- **Data supplied**
# # # # #

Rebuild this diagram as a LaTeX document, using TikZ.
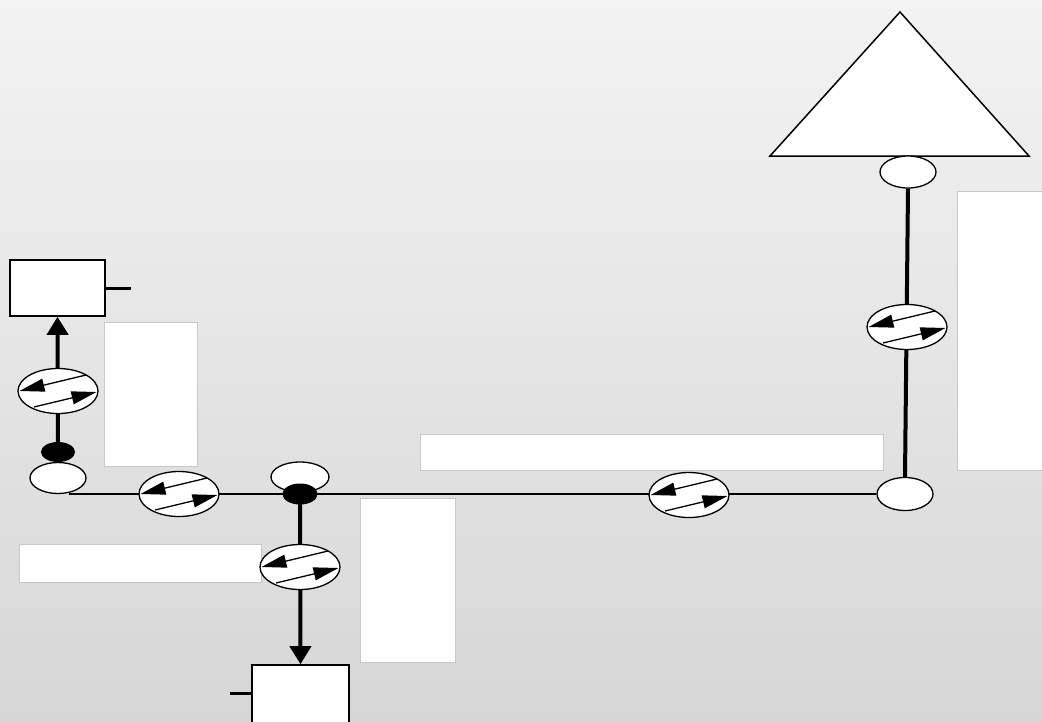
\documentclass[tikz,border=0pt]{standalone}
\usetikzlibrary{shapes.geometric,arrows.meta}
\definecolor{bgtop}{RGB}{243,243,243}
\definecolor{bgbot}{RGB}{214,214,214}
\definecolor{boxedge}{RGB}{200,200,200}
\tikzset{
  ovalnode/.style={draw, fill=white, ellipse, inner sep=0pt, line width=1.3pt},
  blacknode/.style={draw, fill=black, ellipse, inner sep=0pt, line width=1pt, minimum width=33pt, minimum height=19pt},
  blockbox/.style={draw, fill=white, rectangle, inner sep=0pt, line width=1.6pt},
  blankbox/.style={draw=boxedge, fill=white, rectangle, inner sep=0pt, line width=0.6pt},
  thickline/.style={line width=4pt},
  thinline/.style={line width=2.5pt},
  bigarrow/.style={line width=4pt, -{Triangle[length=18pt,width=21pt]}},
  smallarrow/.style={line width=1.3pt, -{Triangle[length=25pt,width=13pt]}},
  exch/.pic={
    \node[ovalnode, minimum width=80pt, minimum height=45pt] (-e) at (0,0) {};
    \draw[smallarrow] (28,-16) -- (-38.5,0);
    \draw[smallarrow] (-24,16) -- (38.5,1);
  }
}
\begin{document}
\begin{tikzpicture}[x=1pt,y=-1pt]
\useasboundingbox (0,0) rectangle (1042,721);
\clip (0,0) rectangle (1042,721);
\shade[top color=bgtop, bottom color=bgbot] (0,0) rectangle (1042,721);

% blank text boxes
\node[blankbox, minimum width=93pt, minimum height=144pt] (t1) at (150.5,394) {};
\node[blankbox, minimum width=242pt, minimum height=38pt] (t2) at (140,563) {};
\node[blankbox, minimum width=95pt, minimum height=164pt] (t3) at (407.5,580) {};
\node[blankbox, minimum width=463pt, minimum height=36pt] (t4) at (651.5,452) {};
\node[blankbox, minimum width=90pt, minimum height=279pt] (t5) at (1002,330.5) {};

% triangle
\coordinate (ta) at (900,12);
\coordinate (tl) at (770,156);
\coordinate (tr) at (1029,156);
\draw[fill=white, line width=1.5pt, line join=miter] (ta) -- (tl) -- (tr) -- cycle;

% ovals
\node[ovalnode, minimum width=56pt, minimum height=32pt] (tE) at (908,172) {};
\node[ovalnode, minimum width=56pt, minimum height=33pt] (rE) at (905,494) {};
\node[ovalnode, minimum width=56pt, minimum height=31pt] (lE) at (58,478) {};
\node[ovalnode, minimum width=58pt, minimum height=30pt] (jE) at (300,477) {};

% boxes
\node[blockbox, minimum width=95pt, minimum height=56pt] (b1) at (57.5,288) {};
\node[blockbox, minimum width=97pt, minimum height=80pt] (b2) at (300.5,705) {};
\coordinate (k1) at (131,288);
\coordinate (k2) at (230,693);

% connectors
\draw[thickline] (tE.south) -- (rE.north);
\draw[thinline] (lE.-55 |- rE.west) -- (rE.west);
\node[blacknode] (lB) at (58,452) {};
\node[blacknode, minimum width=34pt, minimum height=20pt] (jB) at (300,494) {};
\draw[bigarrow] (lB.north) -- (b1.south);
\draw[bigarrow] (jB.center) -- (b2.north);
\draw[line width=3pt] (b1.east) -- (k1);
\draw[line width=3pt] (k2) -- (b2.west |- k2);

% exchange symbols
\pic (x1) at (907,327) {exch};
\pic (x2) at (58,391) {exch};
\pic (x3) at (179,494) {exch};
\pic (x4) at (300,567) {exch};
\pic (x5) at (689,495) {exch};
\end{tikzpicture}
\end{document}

# # # # #

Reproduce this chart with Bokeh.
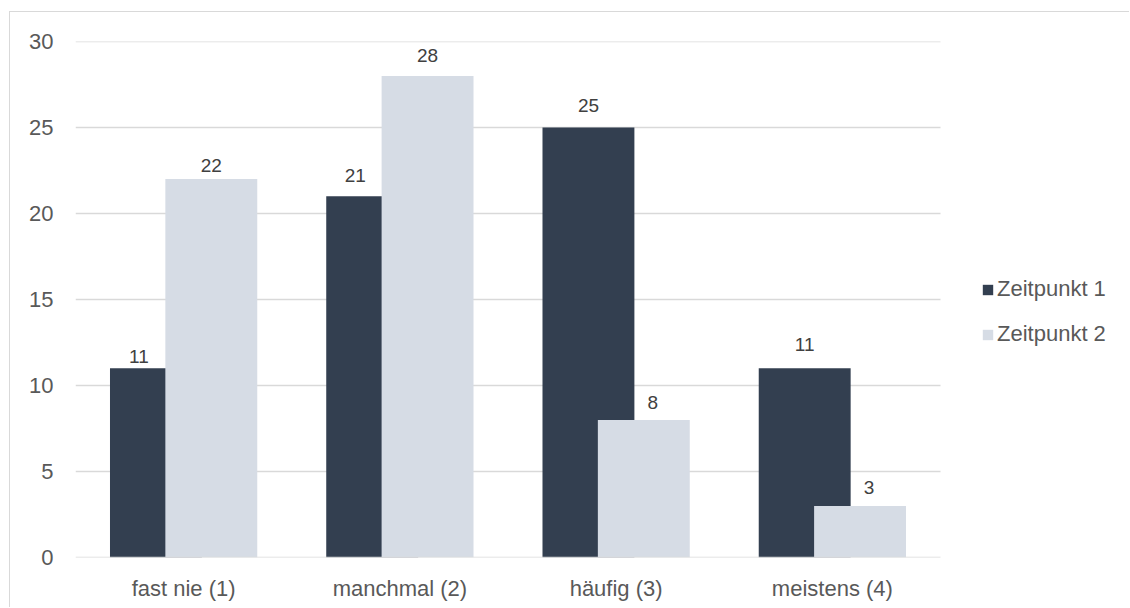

# # # # #

- **Work required**
Take only the lines above from the one that has "Rebuild this diagram" through the one that has "(tr) -- cycle;" and reproduce them exactly, omitting any pictures.

- **Solved problem**
Rebuild this diagram as a LaTeX document, using TikZ.
\documentclass[tikz,border=0pt]{standalone}
\usetikzlibrary{shapes.geometric,arrows.meta}
\definecolor{bgtop}{RGB}{243,243,243}
\definecolor{bgbot}{RGB}{214,214,214}
\definecolor{boxedge}{RGB}{200,200,200}
\tikzset{
  ovalnode/.style={draw, fill=white, ellipse, inner sep=0pt, line width=1.3pt},
  blacknode/.style={draw, fill=black, ellipse, inner sep=0pt, line width=1pt, minimum width=33pt, minimum height=19pt},
  blockbox/.style={draw, fill=white, rectangle, inner sep=0pt, line width=1.6pt},
  blankbox/.style={draw=boxedge, fill=white, rectangle, inner sep=0pt, line width=0.6pt},
  thickline/.style={line width=4pt},
  thinline/.style={line width=2.5pt},
  bigarrow/.style={line width=4pt, -{Triangle[length=18pt,width=21pt]}},
  smallarrow/.style={line width=1.3pt, -{Triangle[length=25pt,width=13pt]}},
  exch/.pic={
    \node[ovalnode, minimum width=80pt, minimum height=45pt] (-e) at (0,0) {};
    \draw[smallarrow] (28,-16) -- (-38.5,0);
    \draw[smallarrow] (-24,16) -- (38.5,1);
  }
}
\begin{document}
\begin{tikzpicture}[x=1pt,y=-1pt]
\useasboundingbox (0,0) rectangle (1042,721);
\clip (0,0) rectangle (1042,721);
\shade[top color=bgtop, bottom color=bgbot] (0,0) rectangle (1042,721);

% blank text boxes
\node[blankbox, minimum width=93pt, minimum height=144pt] (t1) at (150.5,394) {};
\node[blankbox, minimum width=242pt, minimum height=38pt] (t2) at (140,563) {};
\node[blankbox, minimum width=95pt, minimum height=164pt] (t3) at (407.5,580) {};
\node[blankbox, minimum width=463pt, minimum height=36pt] (t4) at (651.5,452) {};
\node[blankbox, minimum width=90pt, minimum height=279pt] (t5) at (1002,330.5) {};

% triangle
\coordinate (ta) at (900,12);
\coordinate (tl) at (770,156);
\coordinate (tr) at (1029,156);
\draw[fill=white, line width=1.5pt, line join=miter] (ta) -- (tl) -- (tr) -- cycle;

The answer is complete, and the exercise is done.